The SolSmart program, which is funded by the U.S. Department of Energy’s SunShot Initiative, has recognized 22 city and county communities across the country with gold, silver, and bronze designations for encouraging solar market growth.
These 22 communities are the first to receive SolSmart designations since the International City/County Management Association (ICMA) and The Solar Foundation launched the federally funded program in April. A SolSmart designation signals that a community is “open for solar business,” helping to attract solar industry investment and generate economic development and local jobs. SolSmart aims to designate 300 communities during the three-year program.
The 14 communities receiving SolSmart Gold designation include Austin, Texas; City of Boulder, Colo.; Columbia, Mo.; Fremont, Calif.; Fort Collins, Colo.; Gladstone, Mo.; Hartford, Conn.; Kansas City, Mo.; Milwaukee, Wis.; Minneapolis, Minn.; San Carlos, Calif.; Santa Monica, Calif.; Santa Rosa, Calif.; and Satellite Beach, Fla.
The one community receiving SolSmart Silver designation is Boulder County, Colo.
The seven communities receiving SolSmart Bronze designation include Burlington, Vt.; Claremont, Calif.; Denver, Colo.; Philadelphia, Pa.; Redwood City, Calif.; Saint Paul, Minn.; and Somerville, Mass.
“The communities receiving SolSmart designation are now well positioned to attract new solar businesses and take advantage of the dramatic job growth we’ve seen in the industry,” said Andrea Luecke, president and executive director at The Solar Foundation. “We hope many more cities and counties will be encouraged to join SolSmart and help even more homes and businesses go solar.”
“The good work that local governments undertake day-to-day often happens under the radar,” added ICMA Executive Director Robert J. O’Neill, Jr. “It is wonderful to see the Department of Energy recognize the accomplishments of these outstanding communities.”
To achieve designation, cities and counties take steps to reduce solar “soft costs,” which are non-hardware costs that can increase the time and money it takes to install a solar energy system. Examples of soft costs include planning and zoning; permitting; financing; customer acquisition; and installation labor. According to ICMA and The Solar Foundation, soft costs now represent roughly two-thirds of the total price of an installed residential system, and reducing these costs leads to savings that are passed on to consumers.
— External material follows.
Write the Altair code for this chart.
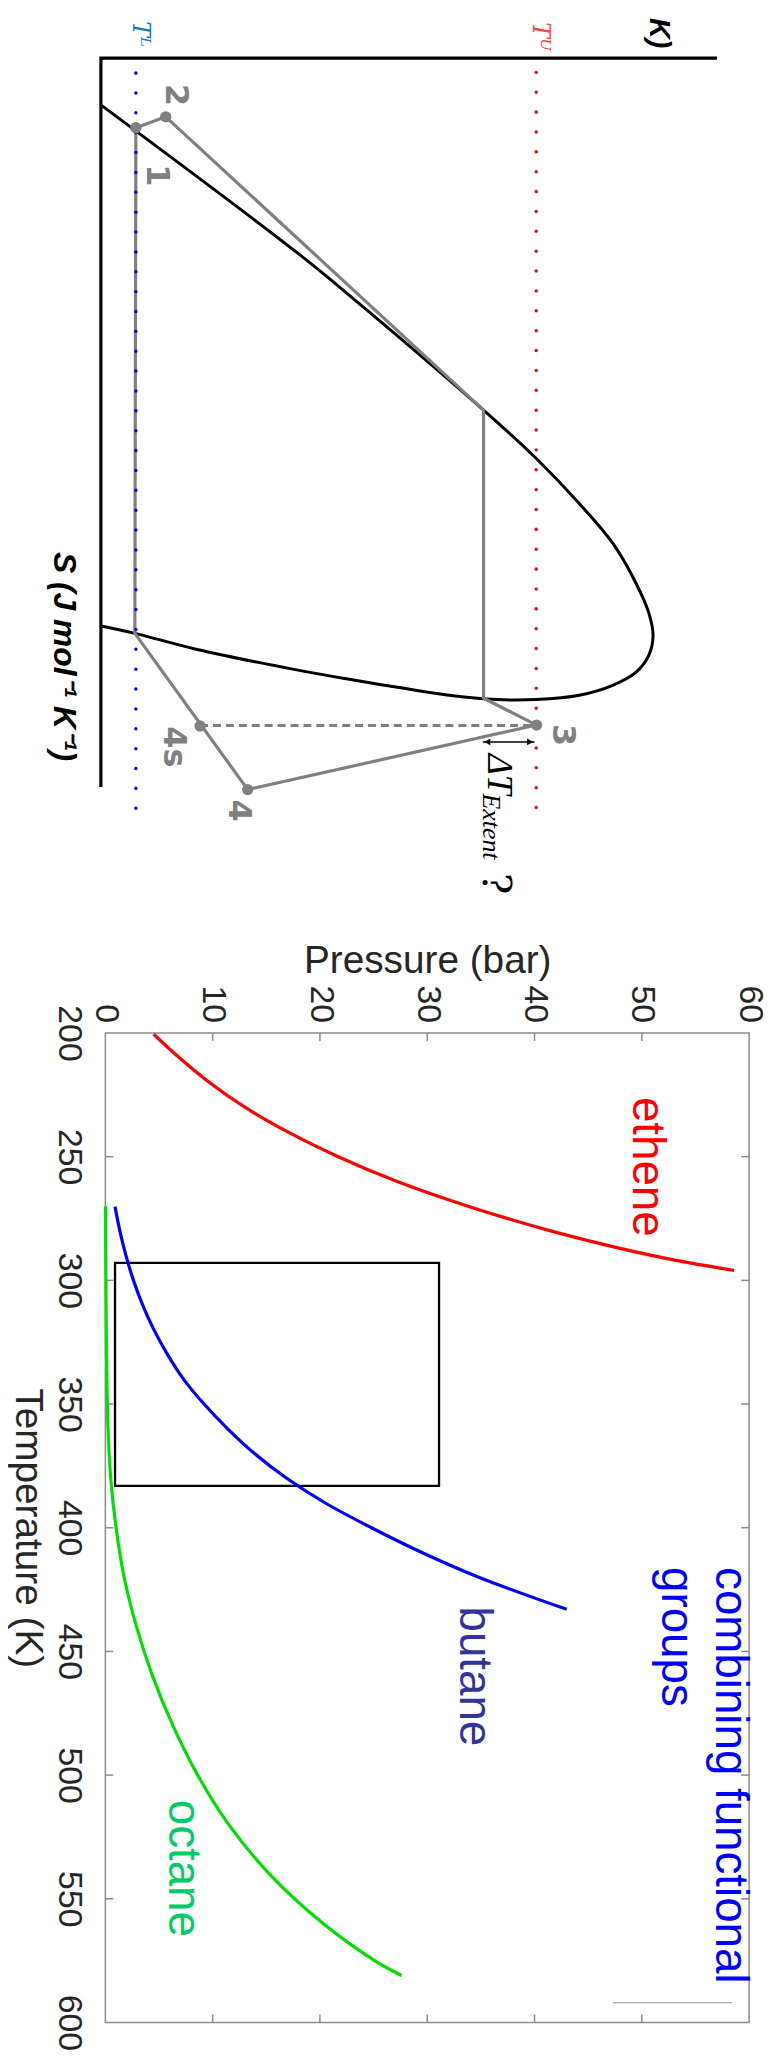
import altair as alt
import pandas as pd

# ================= lower panel: saturation pressure curves =================
ethene_T = [200.5, 210, 220, 230, 240, 250, 260, 270, 280, 290, 296]
ethene_P = [4.5, 6.9, 9.7, 13.0, 17.0, 21.7, 27.2, 33.8, 41.5, 51.0, 58.6]
butane_T = [270.2, 280, 290, 300, 310, 320, 330, 340, 350, 360, 370, 380, 390, 400, 410, 420, 433]
butane_P = [0.9, 1.35, 1.92, 2.62, 3.48, 4.53, 5.8, 7.3, 9.2, 11.4, 13.9, 16.9, 20.5, 24.8, 29.5, 34.8, 43.0]
octane_T = [270, 300, 330, 360, 380, 400, 420, 440, 460, 480, 500, 520, 540, 560, 575, 581]
octane_P = [0.02, 0.05, 0.1, 0.25, 0.5, 1.0, 1.75, 2.9, 4.4, 6.3, 8.6, 11.5, 15.3, 20.3, 25.1, 27.6]

box_P = [0.9, 31.1]
box_T = [292.9, 383.1]

legend_P = [47.3, 58.4]
legend_T = [592.0]

P_label_values = [0, 10, 20, 30, 40, 50, 60]
T_label_values = [200, 250, 300, 350, 400, 450, 500, 550, 600]
P_inner_ticks = [10, 20, 30, 40, 50]
T_inner_ticks = [250, 300, 350, 400, 450, 500, 550]

name_text = ["ethene", "butane", "octane"]
name_P = [49.2, 33.1, 5.9]
name_T = [254.1, 460.1, 537.7]
name_color = ["#ff0000", "#33339c", "#00cc66"]

note_text = ["combining functional", "groups"]
note_P = [56.9, 51.9]
note_T = [415.9, 415.9]

# ================= upper panel: T-s diagram (schematic units 0-100) =================
axis_u = [95.0, -0.69, -0.69]
axis_v = [4.9, 4.9, 87.14]

dome_u = [-0.66, 29.94, 39.66, 58.75, 66.98, 73.61, 78.81, 82.41, 84.41, 85.08, 84.41, 82.41,
          78.81, 73.61, 66.98, 60.80, 53.09, 45.37, 37.65, 29.32, 14.10, 4.58, -0.66]
dome_v = [10.20, 26.94, 32.74, 44.62, 50.11, 55.16, 59.64, 64.13, 67.49, 70.07, 72.31, 74.22,
          75.67, 76.79, 77.28, 77.28, 76.76, 75.90, 74.97, 73.88, 71.60, 69.81, 68.98]

cycle_u = [4.74, 9.38, 58.75, 58.75, 66.98, 22.11, 4.58, 4.74]
cycle_v = [12.75, 11.52, 44.62, 77.13, 80.16, 87.44, 69.81, 12.75]

state_name = ["1", "2", "3", "4", "4s"]
state_u = [4.74, 9.38, 66.98, 22.11, 14.72]
state_v = [12.75, 11.52, 80.16, 87.44, 80.27]
state_label_u = [8.02, 10.91, 71.14, 20.76, 10.65]
state_label_v = [18.11, 9.08, 81.28, 89.80, 82.62]

isentrope_u = [14.72, 66.98]
isentrope_v = [80.2]

limit_name = ["Tᴸ", "Tᵁ"]
limit_u = [4.74, 66.93]
limit_v_start = [6.58, 6.5]
limit_v_end = [89.8, 89.8]
limit_label_u = [5.40, 67.44]
limit_label_v = [2.19, 2.47]

delta_u = [58.64, 66.67]
delta_v = [82.06]

W1, H1 = 648, 892
W2, H2 = 648, 996
FONT = "Liberation Sans"
AX = "#262626"
FRAME = "#8c8c8c"
GRAY = "#808080"

# ---------------- upper panel ----------------
def ux(f="u"):
    return alt.X(f"{f}:Q", scale=alt.Scale(domain=[0, 100], nice=False, zero=False), axis=None)

def vy(f="v"):
    return alt.Y(f"{f}:Q", scale=alt.Scale(domain=[0, 100], nice=False, zero=False, reverse=True), axis=None)

axes_df = pd.DataFrame({"u": axis_u, "v": axis_v, "i": list(range(len(axis_u)))})
dome_df = pd.DataFrame({"u": dome_u, "v": dome_v, "i": list(range(len(dome_u)))})
cycle_df = pd.DataFrame({"u": cycle_u, "v": cycle_v, "i": list(range(len(cycle_u)))})
state_df = pd.DataFrame({"name": state_name, "u": state_u, "v": state_v})
state_lab_df = pd.DataFrame({"name": state_name, "u": state_label_u, "v": state_label_v})
isen_df = pd.DataFrame({"u": [isentrope_u[0]], "u2": [isentrope_u[1]], "v": isentrope_v})
limit_df = pd.DataFrame({"u": limit_u, "v": limit_v_start, "v2": limit_v_end, "c": ["#0000ff", "#ff0000"]})
limit_lab_df = pd.DataFrame({"t": limit_name, "u": limit_label_u, "v": limit_label_v, "c": ["#1a73c8", "#ff4040"]})
delta_df = pd.DataFrame({"u": [delta_u[0]], "u2": [delta_u[1]], "v": delta_v})

layers_top = [
    alt.Chart(axes_df).mark_line(color="black", strokeWidth=3.2, strokeJoin="miter").encode(
        x=ux(), y=vy(), order="i:Q"),
    alt.Chart(dome_df).mark_line(color="black", strokeWidth=3, interpolate="catmull-rom").encode(
        x=ux(), y=vy(), order="i:Q"),
    alt.Chart(cycle_df).mark_line(color=GRAY, strokeWidth=3.2, strokeJoin="round").encode(
        x=ux(), y=vy(), order="i:Q"),
    alt.Chart(isen_df).mark_rule(color=GRAY, strokeWidth=3, strokeDash=[8, 5]).encode(
        x=ux(), x2="u2:Q", y=vy()),
    alt.Chart(limit_df).mark_rule(strokeWidth=3.4, strokeDash=[0.1, 19.9], strokeCap="round").encode(
        x=ux(), y=vy(), y2="v2:Q", color=alt.Color("c:N", scale=None)),
    alt.Chart(state_df).mark_circle(size=130, color=GRAY, opacity=1).encode(x=ux(), y=vy()),
    alt.Chart(state_lab_df).mark_text(angle=90, font="DejaVu Sans", fontWeight="bold", fontSize=32,
                                      color=GRAY, align="center", baseline="middle").encode(
        x=ux(), y=vy(), text="name:N"),
    alt.Chart(limit_lab_df).mark_text(angle=90, font="DejaVu Serif", fontStyle="italic", fontSize=24,
                                      align="center", baseline="middle").encode(
        x=ux(), y=vy(), text="t:N", color=alt.Color("c:N", scale=None)),
    alt.Chart(delta_df).mark_rule(color="black", strokeWidth=1.5).encode(x=ux(), x2="u2:Q", y=vy()),
    alt.Chart(pd.DataFrame({"u": [delta_u[0] + 0.7], "v": delta_v})).mark_point(
        shape="triangle-left", filled=True, size=45, color="black", opacity=1).encode(x=ux(), y=vy()),
    alt.Chart(pd.DataFrame({"u": [delta_u[1] - 0.7], "v": delta_v})).mark_point(
        shape="triangle-right", filled=True, size=45, color="black", opacity=1).encode(x=ux(), y=vy()),
    alt.Chart(pd.DataFrame({"t": ["ΔT"], "u": [59.41], "v": [83.41]})).mark_text(
        angle=90, font="Liberation Serif", fontStyle="italic", fontSize=36, color="black",
        align="left", baseline="alphabetic").encode(x=ux(), y=vy(), text="t:N"),
    alt.Chart(pd.DataFrame({"t": ["Extent"], "u": [58.64], "v": [87.89]})).mark_text(
        angle=90, font="Liberation Serif", fontStyle="italic", fontSize=26, color="black",
        align="left", baseline="alphabetic").encode(x=ux(), y=vy(), text="t:N"),
    alt.Chart(pd.DataFrame({"t": ["?"], "u": [58.64], "v": [96.86]})).mark_text(
        angle=90, font="DejaVu Serif", fontSize=40, color="black",
        align="left", baseline="alphabetic").encode(x=ux(), y=vy(), text="t:N"),
    alt.Chart(pd.DataFrame({"t": ["S (J mol⁻¹ K⁻¹)"], "u": [-6.48], "v": [72.42]})).mark_text(
        angle=90, font=FONT, fontStyle="italic", fontWeight="bold", fontSize=32, color="black",
        align="center", baseline="middle").encode(x=ux(), y=vy(), text="t:N"),
    alt.Chart(pd.DataFrame({"t": ["K)"], "u": [86.07], "v": [3.8]})).mark_text(
        angle=90, font=FONT, fontStyle="italic", fontWeight="bold", fontSize=29, color="black",
        align="right", baseline="middle").encode(x=ux(), y=vy(), text="t:N"),
]
top = alt.layer(*layers_top).properties(width=W1, height=H1)

# ---------------- lower panel ----------------
x_axis = alt.Axis(orient="top", values=P_label_values, labelAngle=90, labelAlign="right",
                  labelBaseline="middle", labelFontSize=34, labelFont=FONT, labelColor=AX,
                  labelPadding=10.5, labelFlush=False, labelOverlap=False, ticks=False,
                  domain=False, grid=False, title="Pressure (bar)", titleFont=FONT,
                  titleFontSize=39, titleFontWeight="normal", titleColor=AX, titlePadding=4.7)
y_axis = alt.Axis(orient="left", values=T_label_values, labelAngle=90, labelAlign="center",
                  labelBaseline="top", labelFontSize=34, labelFont=FONT, labelColor=AX,
                  labelPadding=20.5, labelFlush=False, labelOverlap=False, ticks=False,
                  domain=False, grid=False, title="Temperature (K)", titleAngle=90,
                  titleBaseline="top", titleFont=FONT, titleFontSize=39,
                  titleFontWeight="normal", titleColor=AX, titlePadding=4.5)

def px():
    return alt.X("P:Q", scale=alt.Scale(domain=[0, 60], nice=False, zero=False), axis=x_axis)

def ty():
    return alt.Y("T:Q", scale=alt.Scale(domain=[200, 600], nice=False, zero=False, reverse=True), axis=y_axis)

curves = pd.concat([
    pd.DataFrame({"T": octane_T, "P": octane_P, "s": "octane", "c": "#00e000"}),
    pd.DataFrame({"T": butane_T, "P": butane_P, "s": "butane", "c": "#0000ff"}),
    pd.DataFrame({"T": ethene_T, "P": ethene_P, "s": "ethene", "c": "#ff0000"}),
], ignore_index=True)

box_df = pd.DataFrame({"P": [box_P[0]], "P2": [box_P[1]], "T": [box_T[0]], "T2": [box_T[1]]})
leg_df = pd.DataFrame({"P": [legend_P[0]], "P2": [legend_P[1]], "T": legend_T})
tT_df = pd.DataFrame({"T": T_inner_ticks})
tP_df = pd.DataFrame({"P": P_inner_ticks})
names_df = pd.DataFrame({"t": name_text, "P": name_P, "T": name_T, "c": name_color})
notes_df = pd.DataFrame({"t": note_text, "P": note_P, "T": note_T})
frame_df = pd.DataFrame({"f": [0]})

layers_bottom = [
    alt.Chart(frame_df).mark_rect(fillOpacity=0, stroke=FRAME, strokeWidth=1.5).encode(
        x=alt.value(0), x2=alt.value(W2), y=alt.value(0), y2=alt.value(H2)),
    alt.Chart(tT_df).mark_rule(color=FRAME, strokeWidth=1.5).encode(
        y=ty(), x=alt.value(0), x2=alt.value(8)),
    alt.Chart(tT_df).mark_rule(color=FRAME, strokeWidth=1.5).encode(
        y=ty(), x=alt.value(W2 - 8), x2=alt.value(W2)),
    alt.Chart(tP_df).mark_rule(color=FRAME, strokeWidth=1.5).encode(
        x=px(), y=alt.value(0), y2=alt.value(8)),
    alt.Chart(tP_df).mark_rule(color=FRAME, strokeWidth=1.5).encode(
        x=px(), y=alt.value(H2 - 8), y2=alt.value(H2)),
    alt.Chart(leg_df).mark_rule(color="#a8a8a8", strokeWidth=1.2).encode(x=px(), x2="P2:Q", y=ty()),
    alt.Chart(box_df).mark_rect(fillOpacity=0, stroke="black", strokeWidth=2.3).encode(
        x=px(), x2="P2:Q", y=ty(), y2="T2:Q"),
    alt.Chart(curves).mark_line(strokeWidth=3.2, interpolate="catmull-rom").encode(
        x=px(), y=ty(), detail="s:N", order="T:Q", color=alt.Color("c:N", scale=None)),
    alt.Chart(names_df).mark_text(angle=90, font=FONT, fontSize=46, align="center",
                                  baseline="alphabetic").encode(
        x=px(), y=ty(), text="t:N", color=alt.Color("c:N", scale=None)),
    alt.Chart(notes_df).mark_text(angle=90, font=FONT, fontSize=46, align="left",
                                  baseline="alphabetic", color="#0000ff").encode(
        x=px(), y=ty(), text="t:N"),
]
bottom = alt.layer(*layers_bottom).properties(width=W2, height=H2)

chart = alt.vconcat(top, bottom, spacing=40).properties(padding=0).configure_view(stroke=None)
chart.save("out.html", embed_options={"renderer": "svg", "actions": False})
“We are honored that Kansas City is among the first in the nation to receive the SolSmart Gold designation,” said Troy Schulte, city manager of Kansas City. “Expanding solar energy not only helps fight climate change, but also attracts more entrepreneurs to the city while creating new jobs. A SolSmart designation shows that our city is truly on the cutting edge of clean energy development nationwide.”
“Denver is proud to be a national solar leader, and we look forward to building on our achievements as one of the nation’s first participants in the SolSmart program,” said Denver Mayor Michael B. Hancock. “Going solar – saving money, energy and the environment – in Denver should be accessible to every community and every household, and with this partnership, we will help to make that a reality.”
The SolSmart designation team, led by ICMA, awards communities points based on the actions they take to reduce soft costs and other barriers to going solar. Based on the number of points they receive, communities are designated either gold, silver or bronze. Cities and counties receiving a silver or bronze designation will have the opportunity to increase their point total and move up to the gold tier in the future.
As part of the program, a team of national solar experts led by The Solar Foundation offers no-cost technical assistance to help participating cities and counties achieve designation. Communities can also apply to host SolSmart Advisors, fully-funded temporary staff members who provide personalized, hands-on assistance to communities for periods of up to six months. The first round of communities selected to host SolSmart Advisors will be announced in the coming weeks.
“Local governments can make a huge difference in encouraging solar industry growth,” commented Danielle Bentz, a policy leader at national installer SolarCity. “A SolSmart designation shows that a city or county is committed to lowering costs and reducing barriers to solar. That’s good news for a community that wants to grow their economy by deploying clean energy.”
“These SolSmart-designated communities are setting an example for the rest of the country,” said Robert Shanklin, president and COO of Brightergy, a Kansas City-based energy company.
According to ICMA and The Solar Foundation, all U.S. cities and counties are eligible to join SolSmart and receive no-cost technical assistance to receive designation. Communities can begin the process by visiting SolSmart.org.